From one of the world’s most prominent thinkers comes an urgent warning of the threat that US power poses to humanity’s future The land of the free. The home of the brave. But what has America achieved in the aim of “spreading democracy” — except wreak havoc in country after country and establish a reckless foreign policy that served the interest of few and endangered all too many? Without, ironically, making Americans any safer. In this timely book, Noam Chomsky, one of the most widely known intellectuals of all time, and his fellow political commentator Nathan J. Robinson vividly trace America’s pursuit of global domination, offering an incisive critique of the self-serving myths they continue to push. Offering penetrating accounts of Washington’s relationship with the Global South, its role in the Israeli-Palestinian conflict, and the wars in Iraq and Afghanistan, they argue, they are now driving us closer to wars with Russia and China that imperil humanity’s future. At once thorough and devastating, urgent and provocative, The Myth of American Idealism offers a highly readable entry to the conclusions Noam Chomsky has come to after a lifetime of thought and activism.
Authors

Avram Noam Chomsky is an American linguist, philosopher, political activist, author, and lecturer. He is an Institute Professor and professor emeritus of linguistics at the Massachusetts Institute of Technology. Chomsky is credited with the creation of the theory of generative grammar, considered to be one of the most significant contributions to the field of linguistics made in the 20th century. He also helped spark the cognitive revolution in psychology through his review of B. F. Skinner's Verbal Behavior, in which he challenged the behaviorist approach to the study of behavior and language dominant in the 1950s.

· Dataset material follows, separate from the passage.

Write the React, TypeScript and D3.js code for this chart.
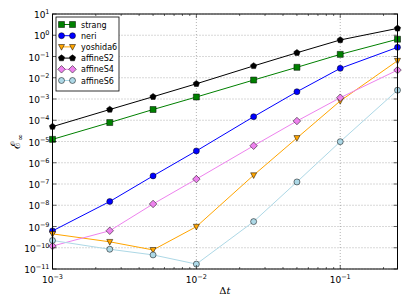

His naturalistic approach to the study of language has affected the philosophy of language and mind. He is also credited with the establishment of the Chomsky hierarchy, a classification of formal languages in terms of their generative power. Beginning with his critique of the Vietnam War in the 1960s, Chomsky has become more widely known for his media criticism and political activism, and for his criticism of the foreign policy of the United States and other governments. According to the Arts and Humanities Citation Index in 1992, Chomsky was cited as a source more often than any other living scholar during the 1980–1992 time period, and was the eighth-most cited scholar in any time period.